On the next tab, you have to specify your bandwidth and select what type of QoS you want. Here I selected Adaptive type QoS as I wanted the software to monitor all apps and to make sure the ones with highest priority got what they need.
After you are done with the step above, it will bring you to a list of categories that you want to prioritize. I set mine as gaming > video streaming > Voip > web surfing > file transfers. My local ISP has a very bad price per megabit ratio. I have an 8Mbps connection and when Steam is downloading, no one else can stream videos or game online. With these prioritization settings, the software makes sure the games get the minimum speed they need (which is less than 1Mbps) then follows video streaming for Netflix (3mbps). At the bottom of my list is file transfer (eg. Torrents) which means that whatever is left of my bandwidth (after games, streaming, VOIP and web surfing) is allocated to that category.
USB Application is something that a lot of people will find useful. It lets you manage connected devices and manage torrents if you have a USB HDD connected to the router. You can even use your phone to manage everything via the Asus AiCloud app.
The purchase comes with a year of AiCloud subscription with 100gb of data. You can sync your data automatically but I did not have any practical need for this feature so I just turned it off.
I did a test of how strong the signal was throughout the house. The first picture below shows the second floor and the router’s location while the second picture represents the first floor.
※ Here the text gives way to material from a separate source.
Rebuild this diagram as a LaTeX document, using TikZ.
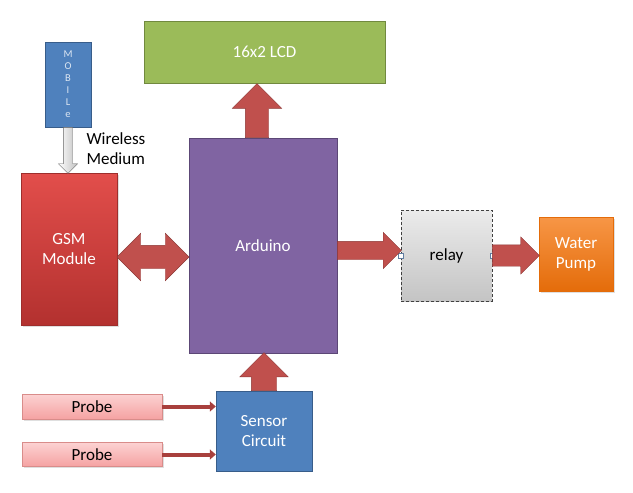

What do these numbers mean? Here is a graphic showing signal strength to a certain db.
In conclusion, is this router worth the money? For my needs, yes. If you live in a country that has very good internet (I’m pointing at you Singaporeans), you probably won’t find Adaptive QoS that useful. If you do a lot of content streaming on your home network, this is more than up to the task. The router definitely lives up to its FAST ideology - FAST EASY and STABLE.